** Request **
Every entry that follows needs to be repeated exactly.

** Data **
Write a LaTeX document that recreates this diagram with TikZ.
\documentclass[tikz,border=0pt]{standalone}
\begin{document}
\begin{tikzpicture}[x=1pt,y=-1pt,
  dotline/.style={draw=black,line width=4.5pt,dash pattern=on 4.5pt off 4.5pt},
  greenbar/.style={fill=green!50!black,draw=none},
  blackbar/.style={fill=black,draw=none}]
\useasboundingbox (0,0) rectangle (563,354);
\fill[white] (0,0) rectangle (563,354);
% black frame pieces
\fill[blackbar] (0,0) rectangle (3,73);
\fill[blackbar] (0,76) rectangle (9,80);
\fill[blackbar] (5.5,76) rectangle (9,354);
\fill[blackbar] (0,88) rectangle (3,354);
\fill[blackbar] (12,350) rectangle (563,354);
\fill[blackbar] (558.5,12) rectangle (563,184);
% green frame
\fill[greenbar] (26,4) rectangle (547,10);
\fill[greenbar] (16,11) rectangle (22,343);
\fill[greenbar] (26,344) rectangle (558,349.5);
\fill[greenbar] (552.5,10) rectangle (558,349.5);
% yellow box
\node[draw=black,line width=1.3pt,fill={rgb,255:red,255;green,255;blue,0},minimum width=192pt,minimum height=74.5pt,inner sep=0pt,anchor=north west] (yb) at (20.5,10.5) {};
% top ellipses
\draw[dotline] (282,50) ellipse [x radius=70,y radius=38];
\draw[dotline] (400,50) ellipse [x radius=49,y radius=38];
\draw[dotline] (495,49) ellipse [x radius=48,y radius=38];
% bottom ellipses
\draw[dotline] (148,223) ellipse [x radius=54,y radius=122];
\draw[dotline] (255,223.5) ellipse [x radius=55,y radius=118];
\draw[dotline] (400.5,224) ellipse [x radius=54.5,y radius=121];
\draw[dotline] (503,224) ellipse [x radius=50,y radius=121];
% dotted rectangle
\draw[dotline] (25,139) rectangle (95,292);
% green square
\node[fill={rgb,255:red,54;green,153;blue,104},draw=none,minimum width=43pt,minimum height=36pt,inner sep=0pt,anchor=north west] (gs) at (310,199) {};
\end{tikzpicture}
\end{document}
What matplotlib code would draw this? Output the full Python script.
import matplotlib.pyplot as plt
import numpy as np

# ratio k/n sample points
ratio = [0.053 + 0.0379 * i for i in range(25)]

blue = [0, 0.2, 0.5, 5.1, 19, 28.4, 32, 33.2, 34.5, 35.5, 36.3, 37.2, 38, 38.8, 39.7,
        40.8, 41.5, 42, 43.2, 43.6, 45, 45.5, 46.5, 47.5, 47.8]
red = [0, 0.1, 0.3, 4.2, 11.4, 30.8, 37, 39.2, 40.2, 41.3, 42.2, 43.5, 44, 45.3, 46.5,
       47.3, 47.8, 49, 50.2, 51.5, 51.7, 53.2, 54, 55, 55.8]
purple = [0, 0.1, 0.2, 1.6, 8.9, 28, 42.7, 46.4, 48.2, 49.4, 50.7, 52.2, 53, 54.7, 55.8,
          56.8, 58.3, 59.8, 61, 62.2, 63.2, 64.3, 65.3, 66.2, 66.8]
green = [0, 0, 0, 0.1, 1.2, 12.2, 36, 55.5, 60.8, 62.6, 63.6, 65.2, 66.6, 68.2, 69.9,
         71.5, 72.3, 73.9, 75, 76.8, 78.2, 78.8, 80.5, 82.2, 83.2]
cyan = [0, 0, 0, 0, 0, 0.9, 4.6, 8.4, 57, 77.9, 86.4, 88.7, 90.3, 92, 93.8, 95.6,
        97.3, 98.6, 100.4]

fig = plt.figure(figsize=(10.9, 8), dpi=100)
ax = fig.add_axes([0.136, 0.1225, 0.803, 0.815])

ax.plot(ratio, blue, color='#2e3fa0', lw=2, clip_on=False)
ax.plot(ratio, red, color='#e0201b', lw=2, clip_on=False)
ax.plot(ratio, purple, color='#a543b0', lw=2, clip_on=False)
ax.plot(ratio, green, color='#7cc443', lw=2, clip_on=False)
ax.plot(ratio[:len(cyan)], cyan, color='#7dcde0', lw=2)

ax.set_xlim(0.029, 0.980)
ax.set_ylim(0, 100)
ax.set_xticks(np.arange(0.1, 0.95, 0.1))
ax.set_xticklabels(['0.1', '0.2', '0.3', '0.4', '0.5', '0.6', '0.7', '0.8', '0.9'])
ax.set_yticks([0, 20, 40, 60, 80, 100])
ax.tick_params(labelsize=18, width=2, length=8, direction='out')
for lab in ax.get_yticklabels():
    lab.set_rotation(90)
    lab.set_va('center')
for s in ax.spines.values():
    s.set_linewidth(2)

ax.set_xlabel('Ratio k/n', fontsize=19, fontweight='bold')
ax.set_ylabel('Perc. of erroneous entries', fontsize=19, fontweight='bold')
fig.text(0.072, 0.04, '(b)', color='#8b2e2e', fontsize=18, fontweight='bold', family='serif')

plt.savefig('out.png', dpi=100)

** Solution to this task **
Write a LaTeX document that recreates this diagram with TikZ.
\documentclass[tikz,border=0pt]{standalone}
\begin{document}
\begin{tikzpicture}[x=1pt,y=-1pt,
  dotline/.style={draw=black,line width=4.5pt,dash pattern=on 4.5pt off 4.5pt},
  greenbar/.style={fill=green!50!black,draw=none},
  blackbar/.style={fill=black,draw=none}]
\useasboundingbox (0,0) rectangle (563,354);
\fill[white] (0,0) rectangle (563,354);
% black frame pieces
\fill[blackbar] (0,0) rectangle (3,73);
\fill[blackbar] (0,76) rectangle (9,80);
\fill[blackbar] (5.5,76) rectangle (9,354);
\fill[blackbar] (0,88) rectangle (3,354);
\fill[blackbar] (12,350) rectangle (563,354);
\fill[blackbar] (558.5,12) rectangle (563,184);
% green frame
\fill[greenbar] (26,4) rectangle (547,10);
\fill[greenbar] (16,11) rectangle (22,343);
\fill[greenbar] (26,344) rectangle (558,349.5);
\fill[greenbar] (552.5,10) rectangle (558,349.5);
% yellow box
\node[draw=black,line width=1.3pt,fill={rgb,255:red,255;green,255;blue,0},minimum width=192pt,minimum height=74.5pt,inner sep=0pt,anchor=north west] (yb) at (20.5,10.5) {};
% top ellipses
\draw[dotline] (282,50) ellipse [x radius=70,y radius=38];
\draw[dotline] (400,50) ellipse [x radius=49,y radius=38];
\draw[dotline] (495,49) ellipse [x radius=48,y radius=38];
% bottom ellipses
\draw[dotline] (148,223) ellipse [x radius=54,y radius=122];
\draw[dotline] (255,223.5) ellipse [x radius=55,y radius=118];
\draw[dotline] (400.5,224) ellipse [x radius=54.5,y radius=121];
\draw[dotline] (503,224) ellipse [x radius=50,y radius=121];
% dotted rectangle
\draw[dotline] (25,139) rectangle (95,292);
% green square
\node[fill={rgb,255:red,54;green,153;blue,104},draw=none,minimum width=43pt,minimum height=36pt,inner sep=0pt,anchor=north west] (gs) at (310,199) {};
\end{tikzpicture}
\end{document}
What matplotlib code would draw this? Output the full Python script.
import matplotlib.pyplot as plt
import numpy as np

# ratio k/n sample points
ratio = [0.053 + 0.0379 * i for i in range(25)]

blue = [0, 0.2, 0.5, 5.1, 19, 28.4, 32, 33.2, 34.5, 35.5, 36.3, 37.2, 38, 38.8, 39.7,
        40.8, 41.5, 42, 43.2, 43.6, 45, 45.5, 46.5, 47.5, 47.8]
red = [0, 0.1, 0.3, 4.2, 11.4, 30.8, 37, 39.2, 40.2, 41.3, 42.2, 43.5, 44, 45.3, 46.5,
       47.3, 47.8, 49, 50.2, 51.5, 51.7, 53.2, 54, 55, 55.8]
purple = [0, 0.1, 0.2, 1.6, 8.9, 28, 42.7, 46.4, 48.2, 49.4, 50.7, 52.2, 53, 54.7, 55.8,
          56.8, 58.3, 59.8, 61, 62.2, 63.2, 64.3, 65.3, 66.2, 66.8]
green = [0, 0, 0, 0.1, 1.2, 12.2, 36, 55.5, 60.8, 62.6, 63.6, 65.2, 66.6, 68.2, 69.9,
         71.5, 72.3, 73.9, 75, 76.8, 78.2, 78.8, 80.5, 82.2, 83.2]
cyan = [0, 0, 0, 0, 0, 0.9, 4.6, 8.4, 57, 77.9, 86.4, 88.7, 90.3, 92, 93.8, 95.6,
        97.3, 98.6, 100.4]

fig = plt.figure(figsize=(10.9, 8), dpi=100)
ax = fig.add_axes([0.136, 0.1225, 0.803, 0.815])

ax.plot(ratio, blue, color='#2e3fa0', lw=2, clip_on=False)
ax.plot(ratio, red, color='#e0201b', lw=2, clip_on=False)
ax.plot(ratio, purple, color='#a543b0', lw=2, clip_on=False)
ax.plot(ratio, green, color='#7cc443', lw=2, clip_on=False)
ax.plot(ratio[:len(cyan)], cyan, color='#7dcde0', lw=2)

ax.set_xlim(0.029, 0.980)
ax.set_ylim(0, 100)
ax.set_xticks(np.arange(0.1, 0.95, 0.1))
ax.set_xticklabels(['0.1', '0.2', '0.3', '0.4', '0.5', '0.6', '0.7', '0.8', '0.9'])
ax.set_yticks([0, 20, 40, 60, 80, 100])
ax.tick_params(labelsize=18, width=2, length=8, direction='out')
for lab in ax.get_yticklabels():
    lab.set_rotation(90)
    lab.set_va('center')
for s in ax.spines.values():
    s.set_linewidth(2)

ax.set_xlabel('Ratio k/n', fontsize=19, fontweight='bold')
ax.set_ylabel('Perc. of erroneous entries', fontsize=19, fontweight='bold')
fig.text(0.072, 0.04, '(b)', color='#8b2e2e', fontsize=18, fontweight='bold', family='serif')

plt.savefig('out.png', dpi=100)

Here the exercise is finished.